The manic Mustang Shelby GT350R that was introduced to the US only in 2015 rolls on fabulously exclusive composite wheels that weigh just 8.0kg each, providing just about the ultimate in unsprung weight saving.
As a patriotic side note, the Mustang’s wheels are true blue and manufactured by Victorian composite wheel authority Carbon Revolution, which has since confirmed contracts to provide other ultra-high performance cars with sets of rims.
In the same industrial hub as Carbon Revolution, Quickstep – a separate carbonfibre specialist is providing lightweight components for other manufacturers and manufactured the bespoke induction parts for the final locally-made Ford Falcon Sprint specials.
So why is carbonfibre only now becoming a proposition for more affordable cars? In a word – scrap.
In its infancy, the process of ‘laying up’ the fibre mesh, bagging, vacuuming and baking was labour intensive, time consuming and fraught with potential quality problems. Components often failed to make minimum standards and ended up in the bin – a costly and wasteful process.
Common quality problems include poor resin-to-fibre ratios (the lower the fibre content the less strength the component has) and excessive air bubble inclusion, which also compromises the end strength.
But the science of composites has come a long way.
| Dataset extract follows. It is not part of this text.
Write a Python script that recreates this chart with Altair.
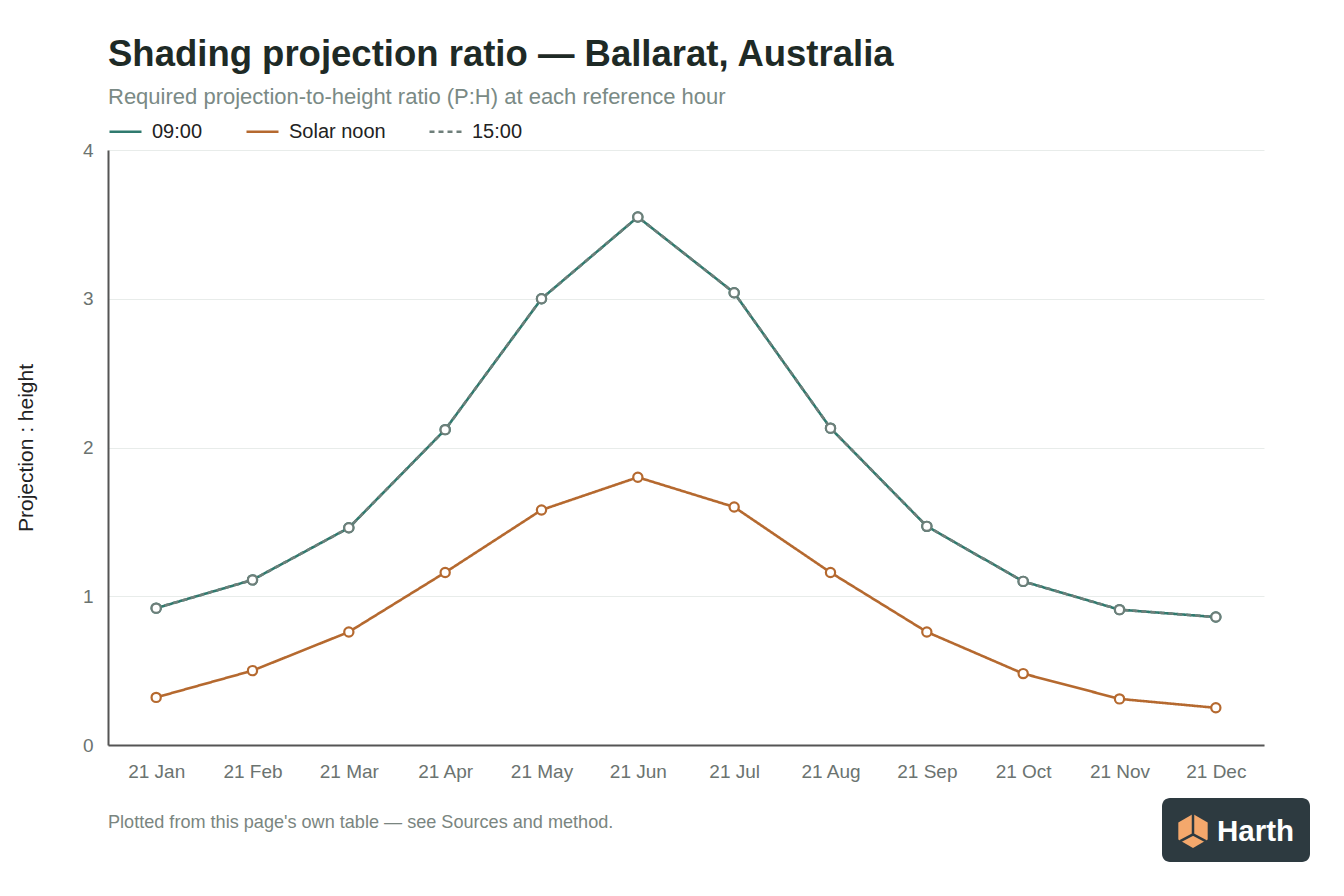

Automation has allowed greater consistency in the mould layup, massive autoclaves can bake large single-piece components including complete chassis, and advanced pre-impregnated fibre materials have minimised air inclusion, while maximising fibre ratios.
The result is less work ending up in a skip (cured fibre and resin mat cannot be recycled like metal scrap) and dramatically reduced manufacturing costs.
And the next advances in the technology are already producing stronger, lighter and more cost effective pieces including forged carbonfibre, compression moulding and filament wound manufacturing.
The world is set to see more affordable vehicles screwed, lugged and glued together with carbonfibre components, and Australia already has a piece of the action.